With this as a backdrop, the Vanderburgh County Taxpayers Association is asking Gov. Mitch Daniels to consider appointing a bipartisan blue ribbon commission — different from the one he created to study restructuring of local government — of business leaders, academics, representatives of organized labor and elected officials to revisit the topic of property tax reform for Indiana residents.
Similar in design and concept to the commission empanelled to study military base closures several years ago at the federal level, the goal of such a panel would be to come up with a menu of specific legislative options that could be considered by the General Assembly.
Why do we need such a panel?

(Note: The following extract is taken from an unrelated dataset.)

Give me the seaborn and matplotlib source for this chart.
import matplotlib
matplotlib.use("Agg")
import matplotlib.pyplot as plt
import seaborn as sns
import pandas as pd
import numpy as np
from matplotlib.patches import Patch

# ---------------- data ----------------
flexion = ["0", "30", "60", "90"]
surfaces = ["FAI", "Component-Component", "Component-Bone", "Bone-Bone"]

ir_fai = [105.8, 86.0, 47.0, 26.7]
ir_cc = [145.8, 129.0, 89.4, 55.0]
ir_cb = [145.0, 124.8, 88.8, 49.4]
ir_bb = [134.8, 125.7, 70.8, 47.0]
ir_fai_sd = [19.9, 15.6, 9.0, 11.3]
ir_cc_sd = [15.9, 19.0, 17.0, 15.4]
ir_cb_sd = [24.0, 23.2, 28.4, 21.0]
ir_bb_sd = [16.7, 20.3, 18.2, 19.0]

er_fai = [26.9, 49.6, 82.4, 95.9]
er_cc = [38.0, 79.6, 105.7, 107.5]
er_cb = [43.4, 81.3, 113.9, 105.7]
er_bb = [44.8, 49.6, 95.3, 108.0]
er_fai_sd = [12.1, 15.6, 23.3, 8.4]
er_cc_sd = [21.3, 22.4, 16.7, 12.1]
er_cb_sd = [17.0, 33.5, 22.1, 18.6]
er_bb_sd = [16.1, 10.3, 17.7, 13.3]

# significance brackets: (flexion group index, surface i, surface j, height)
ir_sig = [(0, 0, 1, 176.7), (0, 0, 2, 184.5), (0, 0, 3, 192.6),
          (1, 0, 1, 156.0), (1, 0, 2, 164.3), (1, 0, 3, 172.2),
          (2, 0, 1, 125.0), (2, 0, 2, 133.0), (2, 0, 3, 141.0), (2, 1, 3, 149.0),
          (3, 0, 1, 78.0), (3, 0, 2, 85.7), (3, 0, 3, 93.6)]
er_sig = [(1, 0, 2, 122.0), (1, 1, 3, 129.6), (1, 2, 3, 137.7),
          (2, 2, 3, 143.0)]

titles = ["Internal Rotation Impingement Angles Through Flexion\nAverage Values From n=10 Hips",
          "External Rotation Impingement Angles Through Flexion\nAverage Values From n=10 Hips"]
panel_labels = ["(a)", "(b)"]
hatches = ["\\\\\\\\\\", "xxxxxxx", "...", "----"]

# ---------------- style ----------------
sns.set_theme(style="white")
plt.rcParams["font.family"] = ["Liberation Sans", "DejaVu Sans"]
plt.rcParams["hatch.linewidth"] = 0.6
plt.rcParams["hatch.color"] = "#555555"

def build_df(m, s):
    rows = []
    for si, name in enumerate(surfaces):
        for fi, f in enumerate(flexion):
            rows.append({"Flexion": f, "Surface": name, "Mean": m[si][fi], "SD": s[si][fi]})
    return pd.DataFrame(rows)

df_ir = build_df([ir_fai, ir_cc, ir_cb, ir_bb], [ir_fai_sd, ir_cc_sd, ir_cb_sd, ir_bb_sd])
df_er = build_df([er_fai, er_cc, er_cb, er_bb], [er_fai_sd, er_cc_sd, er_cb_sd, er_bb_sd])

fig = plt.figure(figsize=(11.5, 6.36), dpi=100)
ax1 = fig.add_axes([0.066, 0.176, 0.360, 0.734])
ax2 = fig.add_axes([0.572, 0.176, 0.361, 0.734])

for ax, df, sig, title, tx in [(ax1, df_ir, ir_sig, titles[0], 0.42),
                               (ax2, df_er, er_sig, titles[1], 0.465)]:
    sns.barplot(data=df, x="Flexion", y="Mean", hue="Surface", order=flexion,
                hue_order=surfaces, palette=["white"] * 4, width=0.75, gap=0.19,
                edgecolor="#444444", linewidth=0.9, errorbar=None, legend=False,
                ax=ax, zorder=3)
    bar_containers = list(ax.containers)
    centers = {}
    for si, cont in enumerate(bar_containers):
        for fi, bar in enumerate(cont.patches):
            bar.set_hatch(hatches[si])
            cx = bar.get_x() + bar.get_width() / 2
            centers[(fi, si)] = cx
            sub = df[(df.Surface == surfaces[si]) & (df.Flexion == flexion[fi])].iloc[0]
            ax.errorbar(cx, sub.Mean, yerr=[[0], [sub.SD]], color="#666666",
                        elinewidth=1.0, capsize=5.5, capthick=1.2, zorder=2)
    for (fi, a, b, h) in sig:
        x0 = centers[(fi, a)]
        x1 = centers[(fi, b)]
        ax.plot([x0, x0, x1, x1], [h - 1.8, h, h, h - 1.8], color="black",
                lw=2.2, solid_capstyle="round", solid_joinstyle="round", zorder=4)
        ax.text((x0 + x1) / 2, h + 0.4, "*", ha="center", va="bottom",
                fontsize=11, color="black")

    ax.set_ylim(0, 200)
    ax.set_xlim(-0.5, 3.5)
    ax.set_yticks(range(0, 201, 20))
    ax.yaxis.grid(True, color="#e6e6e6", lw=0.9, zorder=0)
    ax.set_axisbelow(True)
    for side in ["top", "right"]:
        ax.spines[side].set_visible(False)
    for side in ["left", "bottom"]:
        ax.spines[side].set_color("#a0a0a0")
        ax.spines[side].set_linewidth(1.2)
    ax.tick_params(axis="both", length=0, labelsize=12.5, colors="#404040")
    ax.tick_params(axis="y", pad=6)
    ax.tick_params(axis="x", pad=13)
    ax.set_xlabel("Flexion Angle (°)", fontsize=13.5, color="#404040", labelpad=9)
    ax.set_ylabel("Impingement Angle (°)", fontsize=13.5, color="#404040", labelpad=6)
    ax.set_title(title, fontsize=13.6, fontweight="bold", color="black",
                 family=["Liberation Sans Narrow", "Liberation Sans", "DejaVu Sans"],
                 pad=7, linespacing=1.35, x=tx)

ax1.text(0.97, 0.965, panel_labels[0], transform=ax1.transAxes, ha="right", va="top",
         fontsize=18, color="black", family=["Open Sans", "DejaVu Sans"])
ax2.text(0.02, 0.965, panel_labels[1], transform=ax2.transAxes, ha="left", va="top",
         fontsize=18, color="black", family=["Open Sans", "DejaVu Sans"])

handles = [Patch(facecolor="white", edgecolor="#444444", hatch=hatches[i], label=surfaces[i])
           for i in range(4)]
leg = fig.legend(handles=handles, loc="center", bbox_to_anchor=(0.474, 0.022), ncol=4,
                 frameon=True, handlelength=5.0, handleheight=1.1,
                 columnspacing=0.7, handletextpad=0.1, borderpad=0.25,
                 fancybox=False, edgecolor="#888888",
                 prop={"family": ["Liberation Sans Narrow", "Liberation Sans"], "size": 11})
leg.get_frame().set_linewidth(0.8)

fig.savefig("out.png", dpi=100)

From past performance, it is obvious the General Assembly has become institutionally incapable of delivering real property tax reform in a manner that is fair and equitable.
During a typical session — surrounded by legions of lobbyists, attorneys, bond counsels, local elected officials — the leadership of both parties and individual members are constantly bending and adjusting various aspects of the tax code to benefit special interests.
With years of tinkering on the margins, they have created a monstrous revenue structure that delivers huge inequities and outmoded subsidies for the well connected at the expense of low- and moderate-income people. With the latest round of reassessments, they are now hitting upper-income people who have never experienced such exorbitant increases.
The increased taxes are also affecting the ability of people to sell their homes compared with similar properties in neighboring counties.
The long-term economic fallout of a revenue structure that places such a heavy burden upon homeowners, vis a vis other categories of taxpayers, should be obvious.
What must potential employers possibly interested in locating major production facilities in the state think when they see thousands of angry property tax protesters marching in the streets of the state capital?
Any tax system that penalizes people for doing the right thing in the long term is politically unsustainable.
With nearly half of all the tax bills in the state yet to be sent out by local county assessors, the cries for property tax reform will no doubt be heard for many months to come.
The time is now for Daniels to act.
Let's hope he looks favorably upon the proposal we are suggesting.
David Coker is president of the Vanderburgh County Taxpayers Association.